Un nouveau conseil de guerre fut tenu le 24 ; on y lut un plan envoyé de Paris sur la conduite du siège, rédigé par le général d'Arçon, et approuvé par le comité du génie. On y indiquait l'attaque sur la montagne et le fort Faron, sur les forts Rouge, Blanc et de Sainte-Catherine, et l'ouverture de la tranchée sur les fronts du milieu de l'enceinte de Toulon, négligeant également les forts de Lamalgue et de Malbosquet.
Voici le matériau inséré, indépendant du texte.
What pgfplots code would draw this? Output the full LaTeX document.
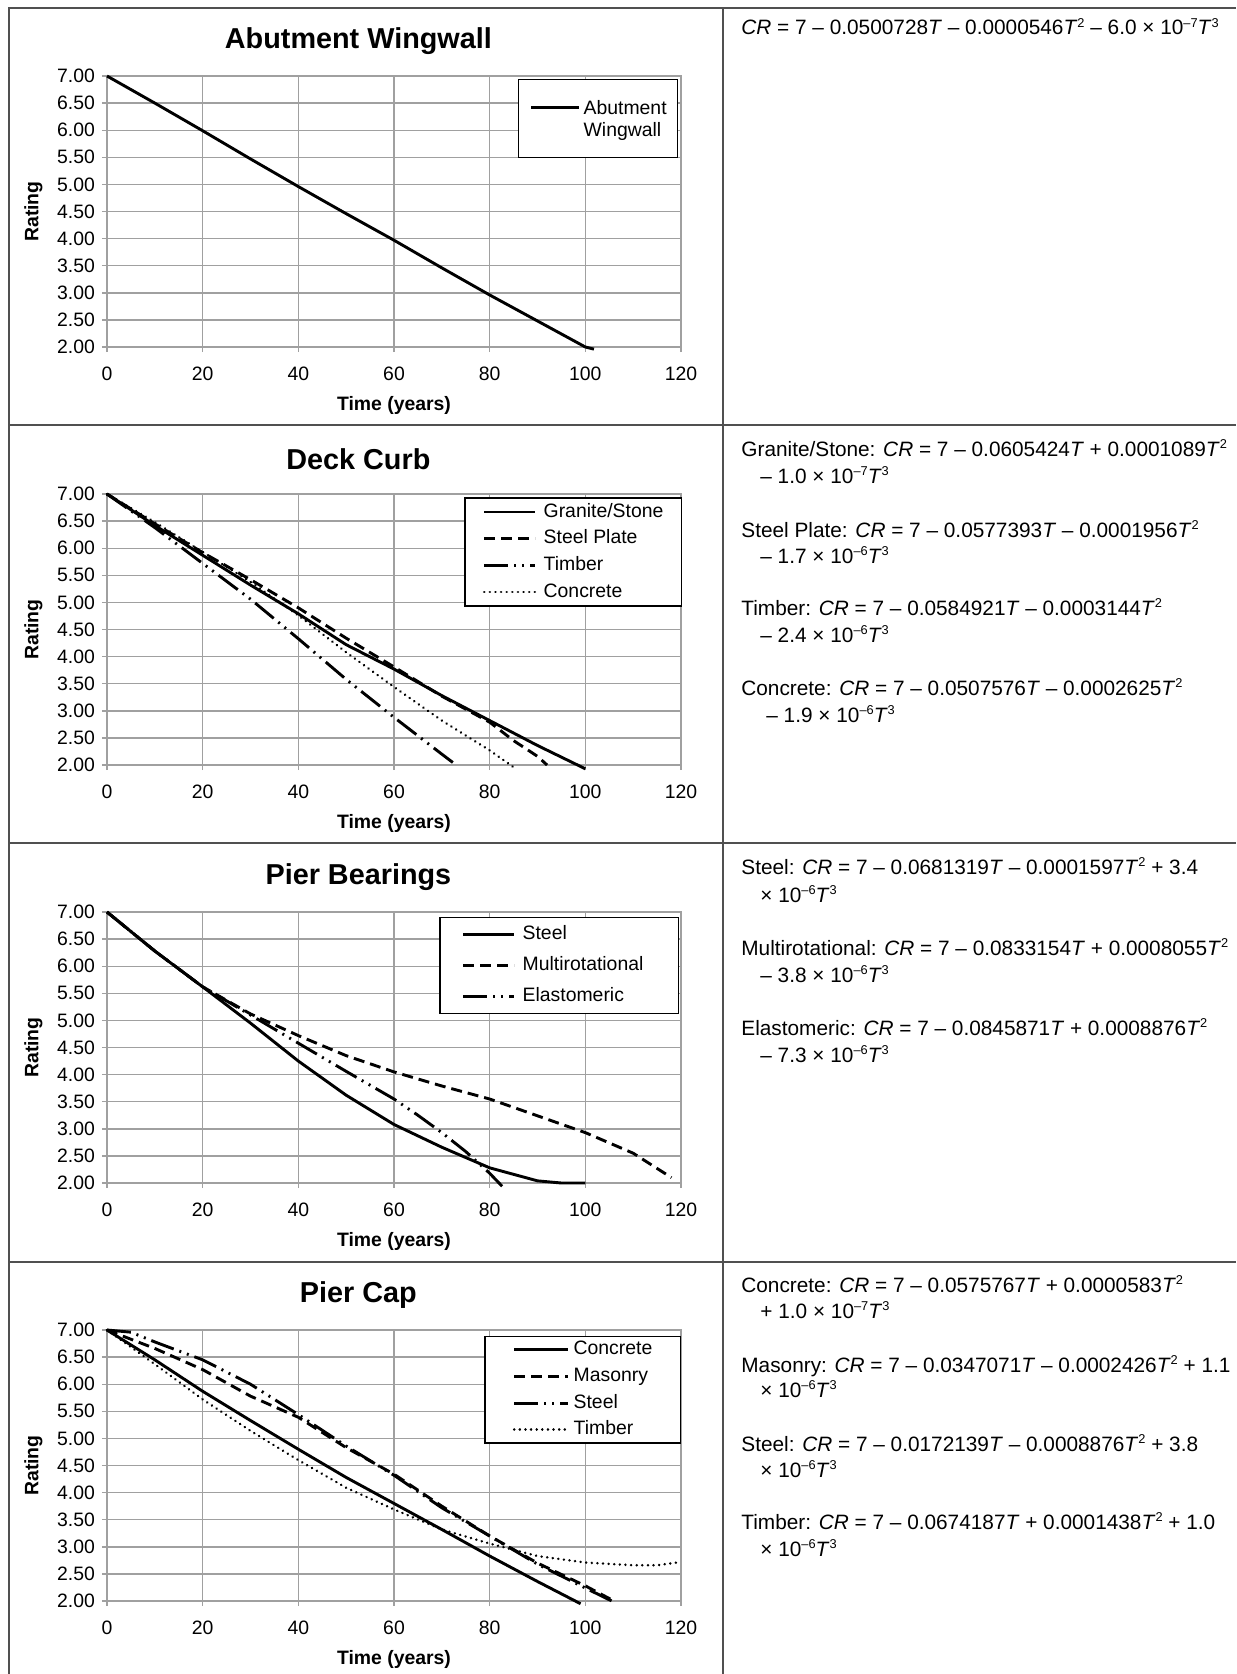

Ce plan présentait des difficultés et des longueurs ; il supposait d'ailleurs une armée de 60.000 hommes, avec un abondant matériel.

Fidèle au plan que dès le premier moment il avait conçu, Bonaparte, dans ce conseil, posa en principe que, si l'on pouvait bloquer Toulon par mer, comme il l'était par terre, l'ennemi ne s'exposerait pas à y laisser une forte garnison, qui serait tôt ou tard obligée de capituler, et qu'il évacuerait plutôt la place ; qu'il était facile de bloquer Toulon par mer, en forçant l'escadre à abandonner les petites et grandes rades ; qu'il suffisait pour cela de placer à l'extrémité des promontoires de l'Eguillette et de Balaguier deux batteries de trente pièces de 24 ou de 36, quatre de 16 à boulets rouges, et dix mortiers à la Gomer. Mais les choses étaient bien changées : l'ennemi, sentant l'importance de ces deux positions, n'avait rien négligé pour rendre formidable le fort Murgrave qu'il avait construit sur le promontoire du Caire, et qu'il appelait le Petit Gibraltar. On ne pouvait donc plus penser à brusquer une attaque ; il fallait établir de bonnes batteries, raser les ouvrages, et faire taire l'artillerie de ce fort. Les idées de Bonaparte furent adoptées par le conseil. L'artillerie travailla sans relâche à leur exécution. Les batteries des Sans Culottes et de la Montagne fixèrent toute l'attention de l'armée. Elles coulèrent bas ou endommagèrent plusieurs bâtiments ennemis.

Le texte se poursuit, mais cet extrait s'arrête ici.